To draw on talent, and paper

The Creators, Part I: John Pipino

We put out an appeal for student-work a couple weeks ago. The guidelines are pretty broad – artwork, written content, designs, poetry – you name it. In terms of style we’re open to considering just about anything.

There are some limits, and the work has to accomplish a couple things. The work needs to relate back to the campus community and, more importantly, it needs to inspire a positive message.

The idea actually comes to us from a student. Kathleen Farrell-Decker is a member of the College’s Honors Program. She approached us about using our Coby Live platform to help spread an uplifting message.

We have discovered a story behind every submission. The most powerful way to share the art is to share the artist.

John Pipino

Environmental Management ‘21

2-D Drawing; Portrait Art

Duck drawing

John sent us his work before we made a time to chat. From the start it was clear he was a talented portrait artist. What we wanted to know was why.

We wanted to know why he draws, and why he came to choose to study environmental management. 

“Art has always been a passion. I attended an art education program before transferring into Environmental Management. That was the avenue I was headed down, and that was okay. But interest doesn’t always mean education. And that’s okay, too.”

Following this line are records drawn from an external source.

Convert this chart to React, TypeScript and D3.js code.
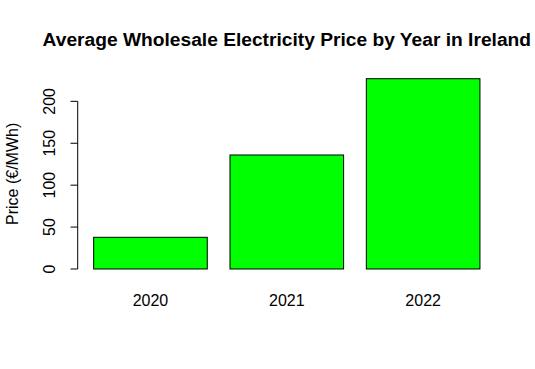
import React from "react";
import * as d3 from "d3";

const categories = ["2020", "2021", "2022"];
const prices = [37.8, 136, 227];
const yTicks = [0, 50, 100, 150, 200];

const W = 535;
const H = 369;

export default function App() {
  // R barplot geometry: width 1, space 0.2
  const barWidth = 1;
  const space = 0.2;
  const lefts = categories.map((_, i) => space + i * (barWidth + space));
  const xmin = space;
  const xmax = lefts[lefts.length - 1] + barWidth;
  const pad = (xmax - xmin) * 0.04;
  const x = d3.scaleLinear().domain([xmin - pad, xmax + pad]).range([78.2, 495.4]);
  const ymax = d3.max(prices) as number;
  const y = d3
    .scaleLinear()
    .domain([-0.04 * ymax, ymax * 1.04])
    .range([276.6, 71.1]);

  const font = "'Liberation Sans', Arial, Helvetica, sans-serif";
  const axisX = x.range()[0] - 0.5;

  return (
    <svg
      width={W}
      height={H}
      style={{ position: "absolute", left: 0, top: 0, background: "#fff" }}
      fontFamily={font}
    >
      <rect x={0} y={0} width={W} height={H} fill="#fff" />
      <text x={(x.range()[0] + x.range()[1]) / 2} y={46} textAnchor="middle" fontSize={19.2} fontWeight="bold" fill="#000">
        Average Wholesale Electricity Price by Year in Ireland
      </text>
      {prices.map((v, i) => (
        <rect
          key={categories[i]}
          x={x(lefts[i])}
          y={y(v)}
          width={x(lefts[i] + barWidth) - x(lefts[i])}
          height={y(0) - y(v)}
          fill="#00ff00"
          stroke="#000"
          strokeWidth={1}
        />
      ))}
      {categories.map((c, i) => (
        <text key={c} x={x(lefts[i] + barWidth / 2)} y={306} textAnchor="middle" fontSize={16} fill="#000">
          {c}
        </text>
      ))}
      <line x1={axisX} x2={axisX} y1={y(yTicks[0])} y2={y(yTicks[yTicks.length - 1])} stroke="#000" strokeWidth={1} />
      {yTicks.map((t) => (
        <g key={t}>
          <line x1={axisX - 7.2} x2={axisX} y1={y(t)} y2={y(t)} stroke="#000" strokeWidth={1} />
          <text
            transform={`translate(${55},${y(t)}) rotate(-90)`}
            textAnchor="middle"
            fontSize={16}
            fill="#000"
          >
            {t}
          </text>
        </g>
      ))}
      <text
        transform={`translate(${18},${(y.range()[0] + y.range()[1]) / 2}) rotate(-90)`}
        textAnchor="middle"
        fontSize={16}
        fill="#000"
      >
        Price (€/MWh)
      </text>
    </svg>
  );
}
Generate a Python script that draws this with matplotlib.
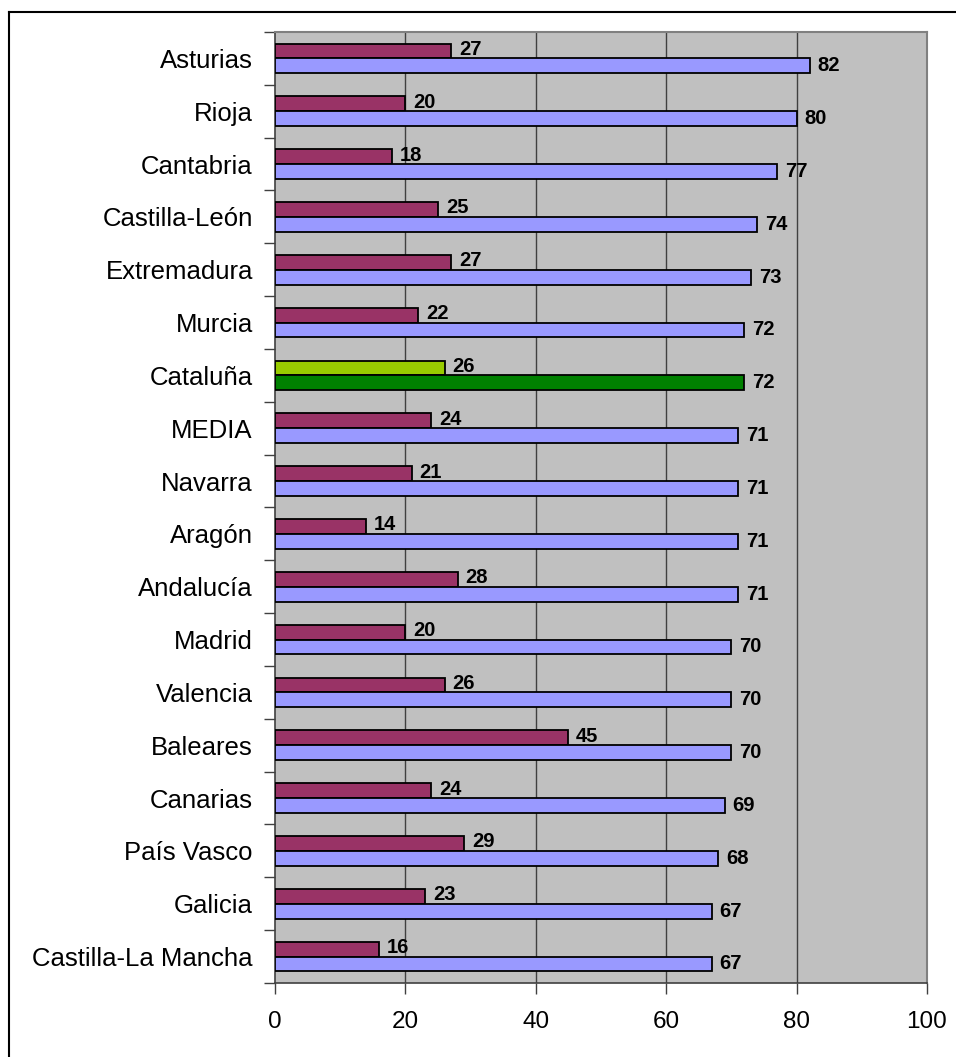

Then we wanted to know how: how do you jump from one discipline to another? And how do you stay on top of your portrait work?

“I got a lot of questions from friends and family about ‘how do you make that jump?’ It was a transition from the creative to the analytical. I was able to turn my whole life towards an environmental focus.

This was never an assignment so much as an invitation. We asked for joy-inducing work. John sent a sampling.

“Anything I can do to help spread a message of positivity for the community is something I want to do. Art is an outlet for me. That is part of why I didn’t need to make it my career. I didn’t want to ever not have that outlet.”

Artists are creative by nature. Whether they write, draw, sing, all of the above — it shouldn’t surprise us some of the most talented members of our community are multi-talented. The quest for knowledge appears in many forms.

“I had so many interests when I was deciding where to go to school. I picked art. It can be hard to make decisions. I came to Cobleskill with more of a wildlife focus. Now I’m finding I’m more fascinated with forestry. I am enjoying learning about hydrology and entomology.”

“I went to a large high school north of Albany. It was easy to stick with what you liked. I’ve done album art, posters and flyers, things like that. I have some screenprinting in my background. I think I’ve always tied my wildlife interest into my artwork.”

You don’t always need to leave your comfort zone to expand your horizons, but it’s never a bad idea. Inspiration can come from anywhere if you’re looking for it. Sometimes it shows up when you aren’t.

“The birds came from my backyard. As I was drawing them I was sitting at the table looking out the window. They took a couple hours to draw. I guess I work quickly. Some of the others take six, eight, ten hours.”